The reasoning goes like this: the promise to Abraham and his seed came before the establishment of the Law through Moses. It came not through the law but through the faith and belief evinced in Abraham. If the promise came by way of the law, that would negate the word of God that he counted Abraham's faith as righteousness. It would also negate the justification of man as the work of God only. That would make God's promise to Abraham null and void.


The thing about the law is this: it achieves offense, indignation, and punishment. The author suggests that where there is no law, there is no transgression of the law. The author's conclusion is that the promise may only be sure to all the seed of Abraham through the faith of Abraham, so that the promise may be given as the grace of God.


It is certain in the author's expression, “who is the father of us all”, that the author counted himself in a scope broader than the Jewish people and the law.

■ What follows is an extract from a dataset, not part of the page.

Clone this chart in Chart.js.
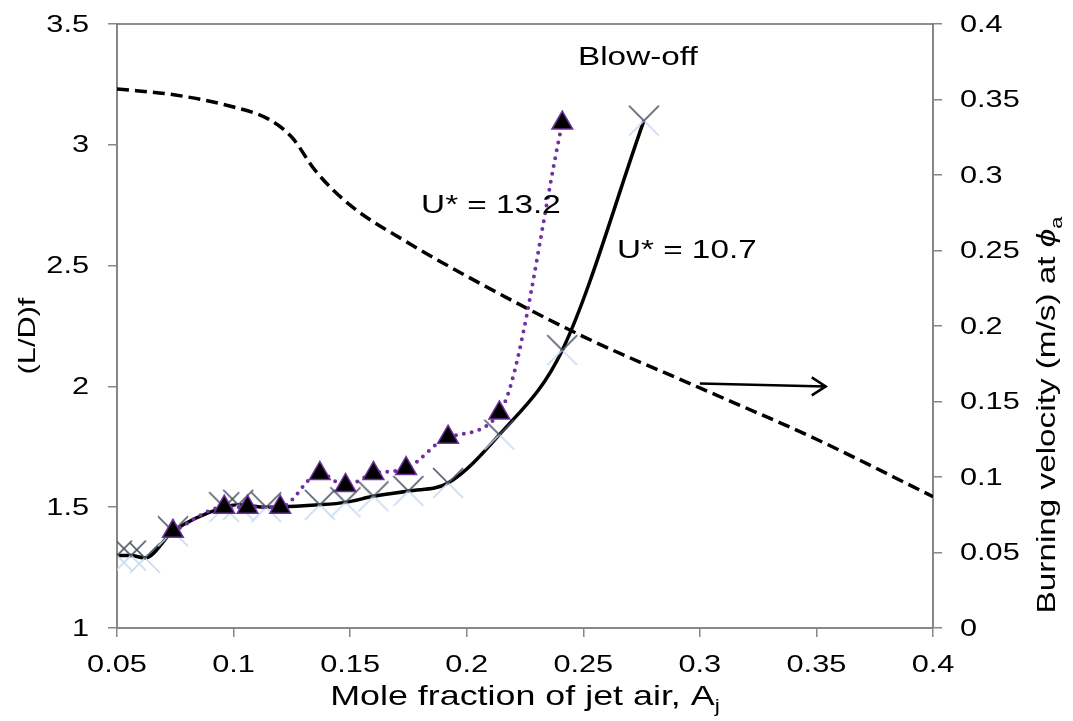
<!DOCTYPE html>
<html>
<head>
<meta charset="utf-8">
<script src="https://cdn.jsdelivr.net/npm/chart.js@4/dist/chart.umd.min.js"></script>
<style>
    html, body { margin: 0; padding: 0; background: #fff; }
</style>
</head>
<body>
<canvas id="flame-chart" width="1073" height="721"></canvas>
<script>
const xTicks = [0.05, 0.1, 0.15, 0.2, 0.25, 0.3, 0.35, 0.4];
const xTickLabels = ["0.05", "0.1", "0.15", "0.2", "0.25", "0.3", "0.35", "0.4"];
const yTicks = [1, 1.5, 2, 2.5, 3, 3.5];
const yTickLabels = ["1", "1.5", "2", "2.5", "3", "3.5"];
const y2Ticks = [0, 0.05, 0.1, 0.15, 0.2, 0.25, 0.3, 0.35, 0.4];
const y2TickLabels = ["0", "0.05", "0.1", "0.15", "0.2", "0.25", "0.3", "0.35", "0.4"];

// U* = 10.7, solid line with x markers
const ajLow = [0.050, 0.056, 0.062, 0.074, 0.096, 0.102, 0.114, 0.137, 0.148, 0.160, 0.175, 0.192, 0.214, 0.241, 0.276];
const ldLow = [1.30, 1.30, 1.29, 1.40, 1.50, 1.51, 1.50, 1.51, 1.52, 1.545, 1.567, 1.60, 1.80, 2.15, 3.10];

// U* = 13.2, dotted line with triangles
const ajHigh = [0.074, 0.096, 0.106, 0.120, 0.137, 0.148, 0.160, 0.174, 0.192, 0.214, 0.241];
const ldHigh = [1.40, 1.50, 1.50, 1.50, 1.64, 1.59, 1.64, 1.66, 1.79, 1.89, 3.09];

// burning velocity at phi_a (right axis)
const ajBurn = [0.05, 0.075, 0.1, 0.115, 0.125, 0.135, 0.15, 0.175, 0.2, 0.25, 0.3, 0.35, 0.4];
const burnVel = [0.357, 0.353, 0.345, 0.337, 0.325, 0.303, 0.280, 0.255, 0.233, 0.193, 0.159, 0.125, 0.087];

const arrowAj = [0.300, 0.354];
const arrowVel = [0.162, 0.160];

const notes = [
    { text: "Blow-off", x: 0.2734, y: 3.36 },
    { text: "U* = 13.2", x: 0.2104, y: 2.747 },
    { text: "U* = 10.7", x: 0.2944, y: 2.56 },
];

const FONT = "'Liberation Sans', Arial, sans-serif";
const AXIS_GREY = "#878787";
// the lettering in the original is set wider than plain Arial
const STRETCH = 1.28;

function makeCross(size) {
    const c = document.createElement("canvas");
    c.width = size;
    c.height = size;
    const g = c.getContext("2d");
    const m = size / 2;
    g.lineWidth = 1.6;
    g.strokeStyle = "#c6d9f1";
    g.beginPath();
    g.moveTo(1, size - 1);
    g.lineTo(m, m);
    g.lineTo(size - 1, size - 1);
    g.stroke();
    g.strokeStyle = "#4a5561";
    g.beginPath();
    g.moveTo(1, 1);
    g.lineTo(m, m);
    g.lineTo(size - 1, 1);
    g.stroke();
    return c;
}

function pairs(xs, ys) {
    return xs.map((x, i) => ({ x: x, y: ys[i] }));
}

function fontOf(p) {
    return `${p.italic ? "italic " : ""}${p.size}px ${FONT}`;
}

// draws a run of text pieces (for subscripts), stretched horizontally
function drawParts(ctx, parts, x, y, align) {
    let total = 0;
    parts.forEach((p) => {
        ctx.font = fontOf(p);
        p.w = ctx.measureText(p.text).width * STRETCH;
        total += p.w;
    });
    let px = x;
    if (align === "center") px = x - total / 2;
    if (align === "right") px = x - total;
    parts.forEach((p) => {
        ctx.font = fontOf(p);
        ctx.save();
        ctx.translate(px, y + (p.dy || 0));
        ctx.scale(STRETCH, 1);
        ctx.fillText(p.text, 0, 0);
        ctx.restore();
        px += p.w;
    });
}

const decorations = {
    id: "decorations",
    afterDraw(chart) {
        const ctx = chart.ctx;
        const area = chart.chartArea;
        const xs = chart.scales.x;
        const ys = chart.scales.y;
        const y2 = chart.scales.y2;
        ctx.save();

        // top frame line
        ctx.strokeStyle = "#6a6a6a";
        ctx.lineWidth = 1.5;
        ctx.beginPath();
        ctx.moveTo(area.left, area.top);
        ctx.lineTo(area.right, area.top);
        ctx.stroke();

        // arrow pointing to the right axis
        const ax0 = xs.getPixelForValue(arrowAj[0]);
        const ay0 = y2.getPixelForValue(arrowVel[0]);
        const ax1 = xs.getPixelForValue(arrowAj[1]);
        const ay1 = y2.getPixelForValue(arrowVel[1]);
        ctx.strokeStyle = "#000";
        ctx.lineWidth = 2.5;
        ctx.beginPath();
        ctx.moveTo(ax0, ay0);
        ctx.lineTo(ax1, ay1);
        ctx.moveTo(ax1 - 14, ay1 - 9);
        ctx.lineTo(ax1, ay1);
        ctx.lineTo(ax1 - 14, ay1 + 9);
        ctx.stroke();

        ctx.fillStyle = "#000";
        ctx.textAlign = "left";
        ctx.textBaseline = "middle";

        // tick labels
        xTicks.forEach((v, i) => {
            drawParts(ctx, [{ text: xTickLabels[i], size: 24 }], xs.getPixelForValue(v), area.bottom + 37, "center");
        });
        yTicks.forEach((v, i) => {
            drawParts(ctx, [{ text: yTickLabels[i], size: 24 }], area.left - 28, ys.getPixelForValue(v) + 1, "right");
        });
        y2Ticks.forEach((v, i) => {
            drawParts(ctx, [{ text: y2TickLabels[i], size: 24 }], area.right + 27, y2.getPixelForValue(v) + 1, "left");
        });

        notes.forEach((n) => {
            drawParts(ctx, [{ text: n.text, size: 26 }], xs.getPixelForValue(n.x), ys.getPixelForValue(n.y), "center");
        });

        // axis titles
        drawParts(ctx, [
            { text: "Mole fraction of jet air, A", size: 28 },
            { text: "j", size: 18, dy: 10 },
        ], (area.left + area.right) / 2, 697, "center");

        ctx.save();
        ctx.translate(28, 336);
        ctx.rotate(-Math.PI / 2);
        drawParts(ctx, [{ text: "(L/D)f", size: 24 }], 0, 0, "center");
        ctx.restore();

        ctx.save();
        ctx.translate(1048, 415);
        ctx.rotate(-Math.PI / 2);
        drawParts(ctx, [
            { text: "Burning velocity (m/s) at ", size: 26 },
            { text: "\u03D5", size: 26, italic: true },
            { text: "a", size: 17, dy: 9 },
        ], 0, 0, "center");
        ctx.restore();

        ctx.restore();
    },
};

function fixedTicks(values) {
    return (scale) => {
        scale.ticks = values.map((v) => ({ value: v }));
    };
}

const chartElement = document.getElementById("flame-chart");

window.flameChart = new Chart(chartElement, {
    type: "line",
    data: {
        datasets: [
            {
                label: "U* = 13.2",
                data: pairs(ajHigh, ldHigh),
                yAxisID: "y",
                borderColor: "#7030a0",
                borderWidth: 4,
                borderDash: [0, 8],
                borderCapStyle: "round",
                cubicInterpolationMode: "monotone",
                pointStyle: "triangle",
                pointRadius: 12,
                pointBackgroundColor: "#000",
                pointBorderColor: "#7030a0",
                pointBorderWidth: 1.5,
            },
            {
                label: "U* = 10.7",
                data: pairs(ajLow, ldLow),
                yAxisID: "y",
                borderColor: "#000",
                borderWidth: 3.5,
                cubicInterpolationMode: "monotone",
                pointStyle: makeCross(32),
                pointRadius: 16,
            },
            {
                label: "Burning velocity",
                data: pairs(ajBurn, burnVel),
                yAxisID: "y2",
                borderColor: "#000",
                borderWidth: 3.5,
                borderDash: [12, 6],
                cubicInterpolationMode: "monotone",
                pointRadius: 0,
            },
        ],
    },
    options: {
        responsive: false,
        animation: false,
        devicePixelRatio: 1,
        layout: { padding: { top: 24, left: 0, right: 0, bottom: 0 } },
        plugins: {
            legend: { display: false },
            tooltip: { enabled: false },
        },
        scales: {
            x: {
                type: "linear",
                min: 0.05,
                max: 0.4,
                afterBuildTicks: fixedTicks(xTicks),
                afterFit: (scale) => { scale.height = 93; },
                grid: { drawOnChartArea: false, color: AXIS_GREY, tickLength: 9, lineWidth: 1.5 },
                border: { color: AXIS_GREY, width: 2 },
                ticks: { display: false },
            },
            y: {
                type: "linear",
                position: "left",
                min: 1,
                max: 3.5,
                afterBuildTicks: fixedTicks(yTicks),
                afterFit: (scale) => { scale.width = 117; },
                grid: { drawOnChartArea: false, color: AXIS_GREY, tickLength: 9, lineWidth: 1.5 },
                border: { color: AXIS_GREY, width: 2 },
                ticks: { display: false },
            },
            y2: {
                type: "linear",
                position: "right",
                min: 0,
                max: 0.4,
                afterBuildTicks: fixedTicks(y2Ticks),
                afterFit: (scale) => { scale.width = 140; },
                grid: { drawOnChartArea: false, color: AXIS_GREY, tickLength: 9, lineWidth: 1.5 },
                border: { color: AXIS_GREY, width: 2 },
                ticks: { display: false },
            },
        },
    },
    plugins: [decorations],
});
</script>
</body>
</html>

The author's reasoning hinges on Abraham. The claim is made that it was not written for Abraham's sake that his faith was counted as righteousness. It was written for the sake of those who would follow. It was written for those who would be found in a faith like that of Abraham's, whose very nature and being shouted faith. At nearly one hundred years of age, he did not consider himself dead, nor the womb of his wife. He fully relied on the word of God. He did not stagger under the weighty responsibility that God's promise imposed. Rather, he was strong and steadfast in his faith, giving the glory to God.


Abraham was fully persuaded that anything God promised, he was able to deliver on, and that was exactly the kind of faith for which God imputed righteousness to Abraham.


The author's closing argument is that we, the seed of Abraham, the father of many nations, must use the same kind of 'fully persuaded' faith that Abraham used, to fully believe the word of God in regard to his son Jesus Christ. We must be fully persuaded that God raised his son from the grave, his only begotten son, who was delivered to the law for our offenses and raised again for our justification.